“Productivity is the cornerstone of profitability,” said Michael McLin during the HVAC Contractors Forum, “Productivity Tracking in the HVAC Industry for Design, Manufacturing, and Installation.”
“Labor is one of the largest, and certainly the most variable expense, in the sheet metal industry. However, the financial impact of productivity often goes under-communicated in the industry,” said McLin. “We found that many contractors do not track productivity during design, manufacturing, and installation because they are unfamiliar with the impact that improving productivity can have on their profitability,” he said.
“The reality is that tracking productivity is part art and part science, so you have to experiment a bit in order to succeed,” he continued. “If a five percent change in productivity yields a 50 percent change in profitability, how important is that to track and communicate?” The forum was also a preview of the white paper on the topic, which McLin is currently finalizing for a New Horizons Foundation project.
Productivity Tracking Helps Keep Score
Four panelists, including Brandon Bratz of the Waldinger Corporation, Corey Chestnut of Climate Engineers, Randy Freitas of Western Allied Mechanical, and Joseph Lansdell of Poynter Sheet Metal Inc., shared their experiences of how tracking productivity had translated into profitability for their companies.
“Many employees are intimidated by productivity tracking,” Lansdell said, so he made sure his staff understood how it would benefit the firm. “We talked about productivity to people in the company like we talked about sports,” Lansdell said. “When we rolled it out into the field, we asked, ‘How many of you play sports?’ Everybody raised their hands.

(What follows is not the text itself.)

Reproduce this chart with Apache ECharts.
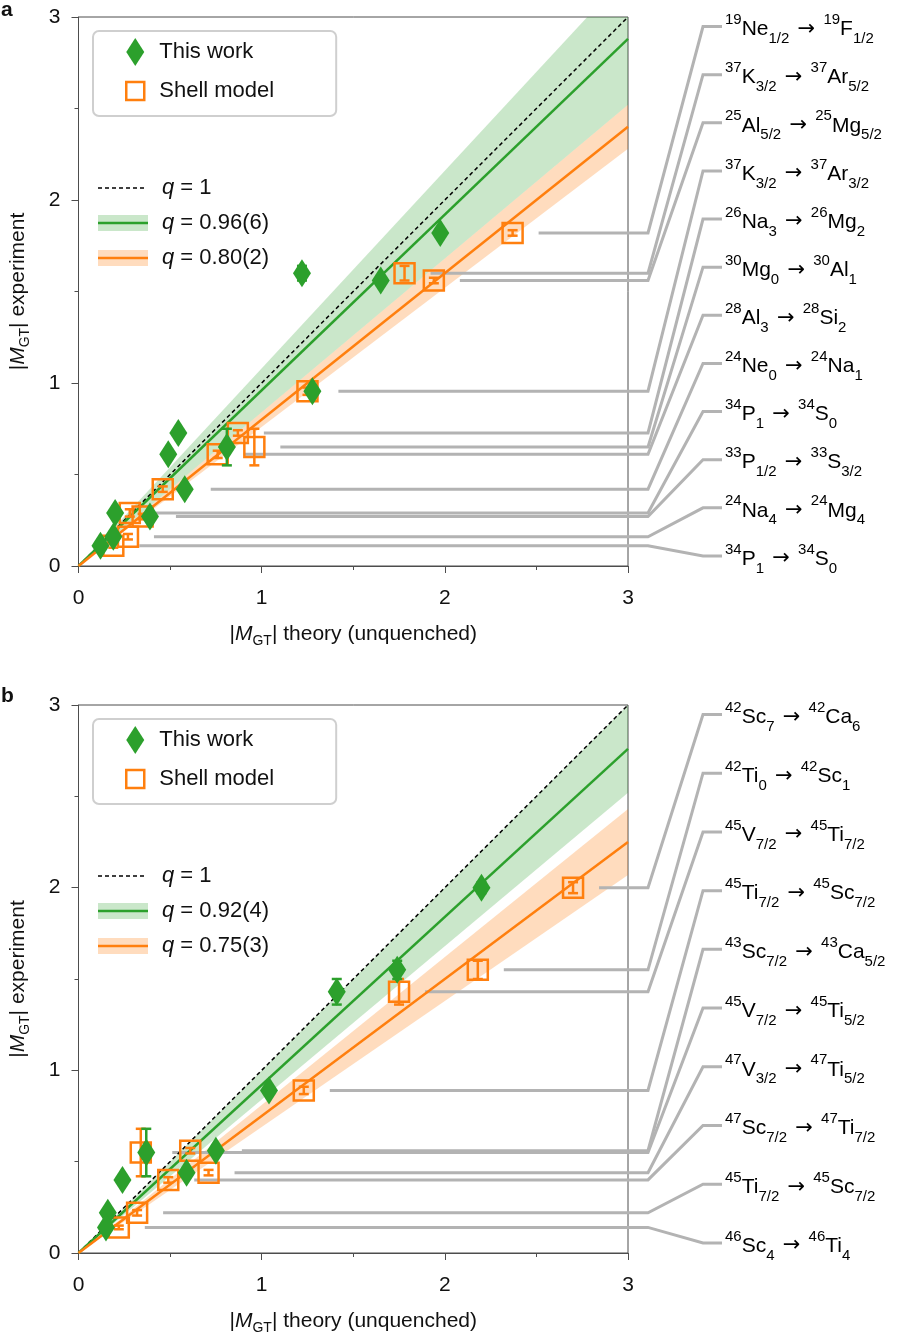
<!DOCTYPE html>
<html>
<head>
<meta charset="utf-8">
<script src="https://cdn.jsdelivr.net/npm/echarts@6/dist/echarts.min.js"></script>
<style>
html, body { margin: 0; padding: 0; background: #fff; }
#chart { width: 900px; height: 1339px; }
</style>
</head>
<body>
<div id="chart"></div>
<script>
// panel a: light nuclei
const aTransitions = [
    ['19', 'Ne', '1/2', '19', 'F', '1/2'],
    ['37', 'K', '3/2', '37', 'Ar', '5/2'],
    ['25', 'Al', '5/2', '25', 'Mg', '5/2'],
    ['37', 'K', '3/2', '37', 'Ar', '3/2'],
    ['26', 'Na', '3', '26', 'Mg', '2'],
    ['30', 'Mg', '0', '30', 'Al', '1'],
    ['28', 'Al', '3', '28', 'Si', '2'],
    ['24', 'Ne', '0', '24', 'Na', '1'],
    ['34', 'P', '1', '34', 'S', '0'],
    ['33', 'P', '1/2', '33', 'S', '3/2'],
    ['24', 'Na', '4', '24', 'Mg', '4'],
    ['34', 'P', '1', '34', 'S', '0']
]
const aExperiment = [1.82, 1.60, 1.56, 0.955, 0.727, 0.65, 0.61, 0.42, 0.29, 0.27, 0.16, 0.11]
const aError = [0.015, 0.04, 0.015, 0.02, 0.015, 0.10, 0.02, 0.015, 0.02, 0.015, 0.015, 0.01]
const aThisWork = [1.975, 1.22, 1.65, 1.277, 0.545, 0.81, 0.49, 0.58, 0.20, 0.39, 0.19, 0.12]
const aShellModel = [2.37, 1.78, 1.94, 1.25, 0.87, 0.96, 0.76, 0.46, 0.28, 0.35, 0.27, 0.19]
const aQThisWork = [0.96, 0.06]
const aQShellModel = [0.80, 0.02]

// panel b: pf-shell nuclei
const bTransitions = [
    ['42', 'Sc', '7', '42', 'Ca', '6'],
    ['42', 'Ti', '0', '42', 'Sc', '1'],
    ['45', 'V', '7/2', '45', 'Ti', '7/2'],
    ['45', 'Ti', '7/2', '45', 'Sc', '7/2'],
    ['43', 'Sc', '7/2', '43', 'Ca', '5/2'],
    ['45', 'V', '7/2', '45', 'Ti', '5/2'],
    ['47', 'V', '3/2', '47', 'Ti', '5/2'],
    ['47', 'Sc', '7/2', '47', 'Ti', '7/2'],
    ['45', 'Ti', '7/2', '45', 'Sc', '7/2'],
    ['46', 'Sc', '4', '46', 'Ti', '4']
]
const bExperiment = [2.00, 1.55, 1.43, 0.89, 0.56, 0.55, 0.44, 0.40, 0.22, 0.14]
const bError = [0.03, 0.05, 0.07, 0.02, 0.015, 0.13, 0.015, 0.015, 0.015, 0.01]
const bThisWork = [2.20, 1.74, 1.41, 1.04, 0.75, 0.37, 0.59, 0.24, 0.16, 0.15]
const bShellModel = [2.70, 2.18, 1.75, 1.23, 0.61, 0.34, 0.71, 0.49, 0.32, 0.22]
const bQThisWork = [0.92, 0.04]
const bQShellModel = [0.75, 0.03]

const axisTicks = [0, 1, 2, 3]

const GREEN = '#2ca02c'
const ORANGE = '#ff7f0e'
const GREEN_BAND = 'rgba(44,160,44,0.25)'
const ORANGE_BAND = 'rgba(255,127,14,0.27)'
const CONNECTOR = '#b3b3b3'
const AXIS = '#4d4d4d'
const FONT = 'Liberation Sans'
const GRID_TOPS = [17, 705]
const GRID_HEIGHTS = [549, 548]
const LABEL_TOP = 2.948
const LABEL_BOTTOM = 0.055

const panels = [
    {transitions: aTransitions, experiment: aExperiment, error: aError, thisWork: aThisWork, shellModel: aShellModel, qThis: aQThisWork, qShell: aQShellModel},
    {transitions: bTransitions, experiment: bExperiment, error: bError, thisWork: bThisWork, shellModel: bShellModel, qThis: bQThisWork, qShell: bQShellModel}
]

const xMax = axisTicks[axisTicks.length - 1]

function qText(q) {
    // 0.96, 0.06 -> "0.96(6)"
    const unc = Math.round(q[1] * 100)
    return q[0].toFixed(2) + '(' + unc + ')'
}

const labelRich = {
    sup: {fontSize: 15, fontFamily: FONT, color: '#111', verticalAlign: 'top'},
    el: {fontSize: 21, fontFamily: FONT, color: '#111', lineHeight: 34, verticalAlign: 'middle'},
    sub: {fontSize: 15, fontFamily: FONT, color: '#111', verticalAlign: 'bottom'},
    ar: {fontSize: 21, fontFamily: 'DejaVu Sans', color: '#111', lineHeight: 34,
        verticalAlign: 'middle', width: 34, align: 'center'}
}

function transitionText(t) {
    return '{sup|' + t[0] + '}{el|' + t[1] + '}{sub|' + t[2] + '}{ar|\u2192}' +
        '{sup|' + t[3] + '}{el|' + t[4] + '}{sub|' + t[5] + '}'
}

function renderConnector(transitions) {
    return function (params, api) {
        const start = api.coord([api.value(0), api.value(1)])
        const end = api.coord([xMax, api.value(2)])
        const right = end[0]
        const points = [
            [start[0] + 26, start[1]],
            [right + 20, start[1]],
            [right + 75, end[1]],
            [right + 94, end[1]]
        ]
        return {
            type: 'group',
            children: [
                {
                    type: 'polyline',
                    shape: {points: points},
                    style: {stroke: CONNECTOR, lineWidth: 3, fill: null}
                },
                {
                    type: 'text',
                    style: {
                        x: right + 97,
                        y: end[1] + 3,
                        text: transitionText(transitions[params.dataIndex]),
                        rich: labelRich,
                        align: 'left',
                        verticalAlign: 'middle'
                    }
                }
            ]
        }
    }
}

function renderErrorBar(color) {
    return function (params, api) {
        const x = api.value(0)
        const y = api.value(1)
        const e = api.value(2)
        const hi = api.coord([x, y + e])
        const lo = api.coord([x, y - e])
        const w = 5
        const style = {stroke: color, lineWidth: 2.5}
        return {
            type: 'group',
            children: [
                {type: 'line', shape: {x1: hi[0], y1: hi[1], x2: lo[0], y2: lo[1]}, style: style},
                {type: 'line', shape: {x1: hi[0] - w, y1: hi[1], x2: hi[0] + w, y2: hi[1]}, style: style},
                {type: 'line', shape: {x1: lo[0] - w, y1: lo[1], x2: lo[0] + w, y2: lo[1]}, style: style}
            ]
        }
    }
}

// q +- 2 sigma wedge from the origin, cut at the top of the frame
function renderBand(color) {
    return function (params, api) {
        const lo = api.value(0)
        const hi = api.value(1)
        const pts = [[0, 0], [xMax, xMax * lo]]
        if (xMax * hi > xMax) {
            pts.push([xMax, xMax])
            pts.push([xMax / hi, xMax])
        } else {
            pts.push([xMax, xMax * hi])
        }
        return {
            type: 'polygon',
            shape: {points: pts.map(p => api.coord(p))},
            style: {fill: color}
        }
    }
}

function bandSeries(p, q, color) {
    return {
        type: 'custom', xAxisIndex: p, yAxisIndex: p, silent: true,
        data: [[q[0] - 2 * q[1], q[0] + 2 * q[1]]],
        renderItem: renderBand(color),
        z: 1
    }
}

function fitLine(p, slope, color, width, dashed) {
    return {
        type: 'line', xAxisIndex: p, yAxisIndex: p,
        data: [[0, 0], [xMax, xMax * slope]],
        showSymbol: false, silent: true,
        lineStyle: {color: color, width: width, type: dashed ? [4, 3] : 'solid'},
        z: 2
    }
}

function buildPanel(p) {
    const panel = panels[p]
    const n = panel.experiment.length
    const step = (LABEL_TOP - LABEL_BOTTOM) / (n - 1)
    const greenPoints = panel.experiment.map((y, i) => [panel.thisWork[i], y, panel.error[i]])
    const orangePoints = panel.experiment.map((y, i) => [panel.shellModel[i], y, panel.error[i]])
    const connectors = panel.experiment.map((y, i) =>
        [Math.max(panel.thisWork[i], panel.shellModel[i]), y, LABEL_TOP - step * i])

    return [
        bandSeries(p, panel.qShell, ORANGE_BAND),
        bandSeries(p, panel.qThis, GREEN_BAND),
        fitLine(p, 1, '#000', 1.5, true),
        fitLine(p, panel.qThis[0], GREEN, 2.5, false),
        fitLine(p, panel.qShell[0], ORANGE, 2.5, false),
        {
            type: 'custom', xAxisIndex: p, yAxisIndex: p, silent: true, clip: false,
            data: connectors,
            renderItem: renderConnector(panel.transitions),
            z: 2
        },
        {
            type: 'custom', xAxisIndex: p, yAxisIndex: p, silent: true,
            data: orangePoints, renderItem: renderErrorBar(ORANGE), z: 3
        },
        {
            name: 'Shell model', type: 'scatter', xAxisIndex: p, yAxisIndex: p,
            data: orangePoints, symbol: 'rect', symbolSize: 20,
            itemStyle: {color: 'rgba(255,255,255,0)', borderColor: ORANGE, borderWidth: 2.5, opacity: 1},
            z: 3
        },
        {
            type: 'custom', xAxisIndex: p, yAxisIndex: p, silent: true,
            data: greenPoints, renderItem: renderErrorBar(GREEN), z: 4
        },
        {
            name: 'This work', type: 'scatter', xAxisIndex: p, yAxisIndex: p,
            data: greenPoints, symbol: 'diamond', symbolSize: [18, 28],
            itemStyle: {color: GREEN, opacity: 1},
            z: 4
        }
    ]
}

const nameRich = {
    i: {fontSize: 21, fontFamily: FONT, fontStyle: 'italic', color: '#111', lineHeight: 28},
    s: {fontSize: 14, fontFamily: FONT, color: '#111', verticalAlign: 'bottom'}
}

function xAxis(p) {
    return {
        gridIndex: p, type: 'value', min: 0, max: xMax, interval: 1,
        axisLine: {show: true, onZero: false, lineStyle: {color: AXIS, width: 1}},
        axisTick: {show: true, length: 7, lineStyle: {color: AXIS}},
        minorTick: {show: true, splitNumber: 2, length: 4, lineStyle: {color: AXIS}},
        splitLine: {show: false},
        axisLabel: {fontSize: 21, color: '#111', fontFamily: FONT, margin: 22},
        name: '|{i|M}{s|GT}| theory (unquenched)',
        nameLocation: 'middle', nameGap: 54,
        nameTextStyle: {fontSize: 21, color: '#111', fontFamily: FONT, rich: nameRich}
    }
}

function yAxis(p) {
    return {
        gridIndex: p, type: 'value', min: 0, max: xMax, interval: 1,
        axisLine: {show: true, onZero: false, lineStyle: {color: AXIS, width: 1}},
        axisTick: {show: true, length: 7, lineStyle: {color: AXIS}},
        minorTick: {show: true, splitNumber: 2, length: 4, lineStyle: {color: AXIS}},
        splitLine: {show: false},
        axisLabel: {fontSize: 21, color: '#111', fontFamily: FONT, margin: 18},
        name: '|{i|M}{s|GT}| experiment',
        nameLocation: 'middle', nameGap: 46,
        nameTextStyle: {fontSize: 21, color: '#111', fontFamily: FONT, rich: nameRich}
    }
}

function boxLegend(p) {
    return {
        orient: 'vertical', left: 93, top: GRID_TOPS[p] + 14,
        selectedMode: false,
        borderColor: '#cfcfcf', borderWidth: 2, borderRadius: 6,
        padding: [7, 62, 14, 32],
        itemWidth: 18, itemHeight: 28, itemGap: 14,
        textStyle: {fontSize: 22, color: '#111', fontFamily: FONT, padding: [0, 0, 0, 10]},
        data: [
            {name: 'This work', icon: 'diamond', itemStyle: {color: GREEN, borderWidth: 0}},
            {name: 'Shell model', icon: 'path://M0,0H10V10H0Z',
                itemStyle: {color: 'rgba(255,255,255,0)', borderColor: ORANGE, borderWidth: 2.5}}
        ]
    }
}

function fitLegend(p) {
    const panel = panels[p]
    const top = GRID_TOPS[p]
    const rows = [top + 171, top + 206, top + 241]
    const textStyle = (y, str) => ({
        type: 'text',
        style: {
            x: 162, y: y, text: str, align: 'left', verticalAlign: 'middle',
            fontSize: 22, fontFamily: FONT, fill: '#111',
            rich: {q: {fontSize: 22, fontFamily: FONT, fontStyle: 'italic', fill: '#111'}}
        }
    })
    return [
        {type: 'line', shape: {x1: 98, y1: rows[0], x2: 147, y2: rows[0]},
            style: {stroke: '#000', lineWidth: 1.5, lineDash: [4, 3]}},
        textStyle(rows[0], '{q|q} = 1'),
        {type: 'rect', shape: {x: 98, y: rows[1] - 8, width: 50, height: 16}, style: {fill: GREEN_BAND}},
        {type: 'line', shape: {x1: 98, y1: rows[1], x2: 148, y2: rows[1]}, style: {stroke: GREEN, lineWidth: 2.5}},
        textStyle(rows[1], '{q|q} = ' + qText(panel.qThis)),
        {type: 'rect', shape: {x: 98, y: rows[2] - 8, width: 50, height: 16}, style: {fill: ORANGE_BAND}},
        {type: 'line', shape: {x1: 98, y1: rows[2], x2: 148, y2: rows[2]}, style: {stroke: ORANGE, lineWidth: 2.5}},
        textStyle(rows[2], '{q|q} = ' + qText(panel.qShell))
    ]
}

const chart = echarts.init(document.getElementById('chart'))

const option = {
    animation: false,
    backgroundColor: '#fff',
    grid: [0, 1].map(p => ({
        left: 78, top: GRID_TOPS[p], width: 550, height: GRID_HEIGHTS[p],
        show: true, borderColor: AXIS, borderWidth: 1, backgroundColor: 'rgba(0,0,0,0)'
    })),
    xAxis: [xAxis(0), xAxis(1)],
    yAxis: [yAxis(0), yAxis(1)],
    legend: [boxLegend(0), boxLegend(1)],
    graphic: [
        {type: 'text', left: 1, top: 0, style: {text: 'a', fontSize: 21, fontWeight: 'bold', fontFamily: FONT, fill: '#111'}},
        {type: 'text', left: 1, top: 686, style: {text: 'b', fontSize: 21, fontWeight: 'bold', fontFamily: FONT, fill: '#111'}},
        ...fitLegend(0),
        ...fitLegend(1)
    ],
    series: [...buildPanel(0), ...buildPanel(1)]
}

chart.setOption(option)
</script>
</body>
</html>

Then we asked, ‘In how many of those sports do you not keep score?’”
“Just as keeping score during a game lets coaches know how a team is doing, productivity tracking gives managers the information they need to address problems,” he noted. “A contractor might use tracking information to determine actual costs for more accurate pricing or to find a more efficient way to perform certain tasks.”
“This is an enhancer to the production process,” Lansdell added. “In productivity tracking you’ll start reacting to problems quicker and addressing them quicker. Keep it simple and keep it consistent.”
Freitas agreed. “We determined what we were going to track so it was consistent every time.”
Keeping Things Simple
Keeping score does not have to be a complex or expensive process. “Basically, every company’s accounting system already has this ability,” McLin explained. “Contractors can use the technology they already own. All they need to do is automate the timekeeping and add a progress reporting process. Software like Bluebeam or PlanGrid helps streamline the planning and reporting process, enhancing communication.”
Productivity and production tracking continue to evolve as methodologies progress in the industry. “Accept the fact that there might be things that don’t work and that failure is okay,” McLin said. “You pick something to get started on, and you test drive it and see if it works.”
“The first time we tried tracking, it quickly failed,” Lansdell added. “We went in way too deep, way too complex, and the results didn’t make sense. It’s like we counted things four times. We realized we needed to keep things simple.”
“Less is more,” McLin emphasized. “Having a few activities that are relatively simple to track works best. If your system is over-complicated, the guys in the field won’t use it. For example, when you’re installing a main duct, there’s no need to track the installation of the fire damper and the variable air volume box separately. For best results, track everything in-line, not individual components.”